# Provided material
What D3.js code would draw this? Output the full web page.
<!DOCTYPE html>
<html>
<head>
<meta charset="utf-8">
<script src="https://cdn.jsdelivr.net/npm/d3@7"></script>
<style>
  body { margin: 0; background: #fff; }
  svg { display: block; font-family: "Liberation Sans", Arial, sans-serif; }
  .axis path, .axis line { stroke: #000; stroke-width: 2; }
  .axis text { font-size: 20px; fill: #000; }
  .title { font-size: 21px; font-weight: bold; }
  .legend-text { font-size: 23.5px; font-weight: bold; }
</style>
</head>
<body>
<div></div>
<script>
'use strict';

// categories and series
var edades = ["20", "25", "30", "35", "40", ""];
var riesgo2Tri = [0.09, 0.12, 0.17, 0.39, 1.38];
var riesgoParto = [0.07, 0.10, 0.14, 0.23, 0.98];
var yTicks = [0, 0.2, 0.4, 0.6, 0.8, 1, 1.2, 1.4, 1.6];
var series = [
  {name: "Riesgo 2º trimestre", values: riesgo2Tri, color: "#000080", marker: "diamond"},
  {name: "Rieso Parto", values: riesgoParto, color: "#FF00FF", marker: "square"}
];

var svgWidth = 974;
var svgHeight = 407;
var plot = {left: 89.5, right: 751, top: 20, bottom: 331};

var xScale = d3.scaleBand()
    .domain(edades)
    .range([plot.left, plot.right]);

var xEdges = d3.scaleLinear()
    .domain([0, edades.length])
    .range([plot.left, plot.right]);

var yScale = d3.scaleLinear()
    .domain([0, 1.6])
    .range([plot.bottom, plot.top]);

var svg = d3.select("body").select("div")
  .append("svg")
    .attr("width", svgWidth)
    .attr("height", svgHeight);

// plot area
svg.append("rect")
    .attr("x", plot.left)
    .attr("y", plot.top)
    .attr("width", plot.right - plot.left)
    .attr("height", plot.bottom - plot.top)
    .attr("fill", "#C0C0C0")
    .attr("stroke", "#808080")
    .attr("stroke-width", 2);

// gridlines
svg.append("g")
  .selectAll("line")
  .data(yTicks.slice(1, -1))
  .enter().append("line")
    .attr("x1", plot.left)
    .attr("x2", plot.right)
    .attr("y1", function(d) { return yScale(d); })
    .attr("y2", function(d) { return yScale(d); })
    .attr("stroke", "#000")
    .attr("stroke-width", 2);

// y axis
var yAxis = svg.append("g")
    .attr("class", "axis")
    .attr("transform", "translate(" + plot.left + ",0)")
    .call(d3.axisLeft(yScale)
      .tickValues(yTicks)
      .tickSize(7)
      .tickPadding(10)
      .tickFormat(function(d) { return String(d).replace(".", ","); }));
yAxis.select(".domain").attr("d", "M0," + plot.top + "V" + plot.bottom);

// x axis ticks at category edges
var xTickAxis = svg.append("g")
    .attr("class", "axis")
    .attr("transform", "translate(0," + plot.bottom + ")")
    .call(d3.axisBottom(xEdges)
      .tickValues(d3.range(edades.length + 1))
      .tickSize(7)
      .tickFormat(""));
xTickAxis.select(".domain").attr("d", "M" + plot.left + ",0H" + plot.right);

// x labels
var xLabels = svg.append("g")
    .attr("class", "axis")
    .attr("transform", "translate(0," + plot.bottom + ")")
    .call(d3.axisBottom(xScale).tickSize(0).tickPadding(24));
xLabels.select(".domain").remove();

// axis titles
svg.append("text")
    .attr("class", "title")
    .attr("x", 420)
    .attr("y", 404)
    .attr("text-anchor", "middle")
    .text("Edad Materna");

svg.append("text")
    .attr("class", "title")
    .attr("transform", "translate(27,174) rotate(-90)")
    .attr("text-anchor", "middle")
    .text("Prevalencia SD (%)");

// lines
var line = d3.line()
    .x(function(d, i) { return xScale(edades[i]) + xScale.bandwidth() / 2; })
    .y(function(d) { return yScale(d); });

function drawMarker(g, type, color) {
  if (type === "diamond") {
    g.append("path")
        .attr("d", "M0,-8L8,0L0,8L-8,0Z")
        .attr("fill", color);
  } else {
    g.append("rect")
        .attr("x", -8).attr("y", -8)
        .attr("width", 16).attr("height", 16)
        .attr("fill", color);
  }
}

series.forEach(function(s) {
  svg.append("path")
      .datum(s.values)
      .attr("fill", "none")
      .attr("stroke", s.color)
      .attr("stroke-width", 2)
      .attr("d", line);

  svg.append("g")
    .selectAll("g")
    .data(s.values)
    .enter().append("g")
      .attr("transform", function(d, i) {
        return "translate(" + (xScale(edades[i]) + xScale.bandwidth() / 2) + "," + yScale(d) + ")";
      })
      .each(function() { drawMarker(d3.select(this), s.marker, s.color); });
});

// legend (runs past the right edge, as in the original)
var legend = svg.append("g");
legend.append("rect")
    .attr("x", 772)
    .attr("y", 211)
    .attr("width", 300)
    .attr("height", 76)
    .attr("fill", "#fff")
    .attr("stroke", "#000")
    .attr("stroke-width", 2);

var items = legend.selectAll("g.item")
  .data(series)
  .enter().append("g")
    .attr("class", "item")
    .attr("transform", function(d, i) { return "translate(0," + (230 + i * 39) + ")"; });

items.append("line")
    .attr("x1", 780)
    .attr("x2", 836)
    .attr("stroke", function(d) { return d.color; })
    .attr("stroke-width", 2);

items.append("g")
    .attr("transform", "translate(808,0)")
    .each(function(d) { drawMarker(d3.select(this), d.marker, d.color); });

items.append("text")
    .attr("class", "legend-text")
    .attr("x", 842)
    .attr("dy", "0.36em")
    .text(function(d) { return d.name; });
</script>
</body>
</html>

# Problem to work on
Output the listing above exactly as it appears.

# Output below
What D3.js code would draw this? Output the full web page.
<!DOCTYPE html>
<html>
<head>
<meta charset="utf-8">
<script src="https://cdn.jsdelivr.net/npm/d3@7"></script>
<style>
  body { margin: 0; background: #fff; }
  svg { display: block; font-family: "Liberation Sans", Arial, sans-serif; }
  .axis path, .axis line { stroke: #000; stroke-width: 2; }
  .axis text { font-size: 20px; fill: #000; }
  .title { font-size: 21px; font-weight: bold; }
  .legend-text { font-size: 23.5px; font-weight: bold; }
</style>
</head>
<body>
<div></div>
<script>
'use strict';

// categories and series
var edades = ["20", "25", "30", "35", "40", ""];
var riesgo2Tri = [0.09, 0.12, 0.17, 0.39, 1.38];
var riesgoParto = [0.07, 0.10, 0.14, 0.23, 0.98];
var yTicks = [0, 0.2, 0.4, 0.6, 0.8, 1, 1.2, 1.4, 1.6];
var series = [
  {name: "Riesgo 2º trimestre", values: riesgo2Tri, color: "#000080", marker: "diamond"},
  {name: "Rieso Parto", values: riesgoParto, color: "#FF00FF", marker: "square"}
];

var svgWidth = 974;
var svgHeight = 407;
var plot = {left: 89.5, right: 751, top: 20, bottom: 331};

var xScale = d3.scaleBand()
    .domain(edades)
    .range([plot.left, plot.right]);

var xEdges = d3.scaleLinear()
    .domain([0, edades.length])
    .range([plot.left, plot.right]);

var yScale = d3.scaleLinear()
    .domain([0, 1.6])
    .range([plot.bottom, plot.top]);

var svg = d3.select("body").select("div")
  .append("svg")
    .attr("width", svgWidth)
    .attr("height", svgHeight);

// plot area
svg.append("rect")
    .attr("x", plot.left)
    .attr("y", plot.top)
    .attr("width", plot.right - plot.left)
    .attr("height", plot.bottom - plot.top)
    .attr("fill", "#C0C0C0")
    .attr("stroke", "#808080")
    .attr("stroke-width", 2);

// gridlines
svg.append("g")
  .selectAll("line")
  .data(yTicks.slice(1, -1))
  .enter().append("line")
    .attr("x1", plot.left)
    .attr("x2", plot.right)
    .attr("y1", function(d) { return yScale(d); })
    .attr("y2", function(d) { return yScale(d); })
    .attr("stroke", "#000")
    .attr("stroke-width", 2);

// y axis
var yAxis = svg.append("g")
    .attr("class", "axis")
    .attr("transform", "translate(" + plot.left + ",0)")
    .call(d3.axisLeft(yScale)
      .tickValues(yTicks)
      .tickSize(7)
      .tickPadding(10)
      .tickFormat(function(d) { return String(d).replace(".", ","); }));
yAxis.select(".domain").attr("d", "M0," + plot.top + "V" + plot.bottom);

// x axis ticks at category edges
var xTickAxis = svg.append("g")
    .attr("class", "axis")
    .attr("transform", "translate(0," + plot.bottom + ")")
    .call(d3.axisBottom(xEdges)
      .tickValues(d3.range(edades.length + 1))
      .tickSize(7)
      .tickFormat(""));
xTickAxis.select(".domain").attr("d", "M" + plot.left + ",0H" + plot.right);

// x labels
var xLabels = svg.append("g")
    .attr("class", "axis")
    .attr("transform", "translate(0," + plot.bottom + ")")
    .call(d3.axisBottom(xScale).tickSize(0).tickPadding(24));
xLabels.select(".domain").remove();

// axis titles
svg.append("text")
    .attr("class", "title")
    .attr("x", 420)
    .attr("y", 404)
    .attr("text-anchor", "middle")
    .text("Edad Materna");

svg.append("text")
    .attr("class", "title")
    .attr("transform", "translate(27,174) rotate(-90)")
    .attr("text-anchor", "middle")
    .text("Prevalencia SD (%)");

// lines
var line = d3.line()
    .x(function(d, i) { return xScale(edades[i]) + xScale.bandwidth() / 2; })
    .y(function(d) { return yScale(d); });

function drawMarker(g, type, color) {
  if (type === "diamond") {
    g.append("path")
        .attr("d", "M0,-8L8,0L0,8L-8,0Z")
        .attr("fill", color);
  } else {
    g.append("rect")
        .attr("x", -8).attr("y", -8)
        .attr("width", 16).attr("height", 16)
        .attr("fill", color);
  }
}

series.forEach(function(s) {
  svg.append("path")
      .datum(s.values)
      .attr("fill", "none")
      .attr("stroke", s.color)
      .attr("stroke-width", 2)
      .attr("d", line);

  svg.append("g")
    .selectAll("g")
    .data(s.values)
    .enter().append("g")
      .attr("transform", function(d, i) {
        return "translate(" + (xScale(edades[i]) + xScale.bandwidth() / 2) + "," + yScale(d) + ")";
      })
      .each(function() { drawMarker(d3.select(this), s.marker, s.color); });
});

// legend (runs past the right edge, as in the original)
var legend = svg.append("g");
legend.append("rect")
    .attr("x", 772)
    .attr("y", 211)
    .attr("width", 300)
    .attr("height", 76)
    .attr("fill", "#fff")
    .attr("stroke", "#000")
    .attr("stroke-width", 2);

var items = legend.selectAll("g.item")
  .data(series)
  .enter().append("g")
    .attr("class", "item")
    .attr("transform", function(d, i) { return "translate(0," + (230 + i * 39) + ")"; });

items.append("line")
    .attr("x1", 780)
    .attr("x2", 836)
    .attr("stroke", function(d) { return d.color; })
    .attr("stroke-width", 2);

items.append("g")
    .attr("transform", "translate(808,0)")
    .each(function(d) { drawMarker(d3.select(this), d.marker, d.color); });

items.append("text")
    .attr("class", "legend-text")
    .attr("x", 842)
    .attr("dy", "0.36em")
    .text(function(d) { return d.name; });
</script>
</body>
</html>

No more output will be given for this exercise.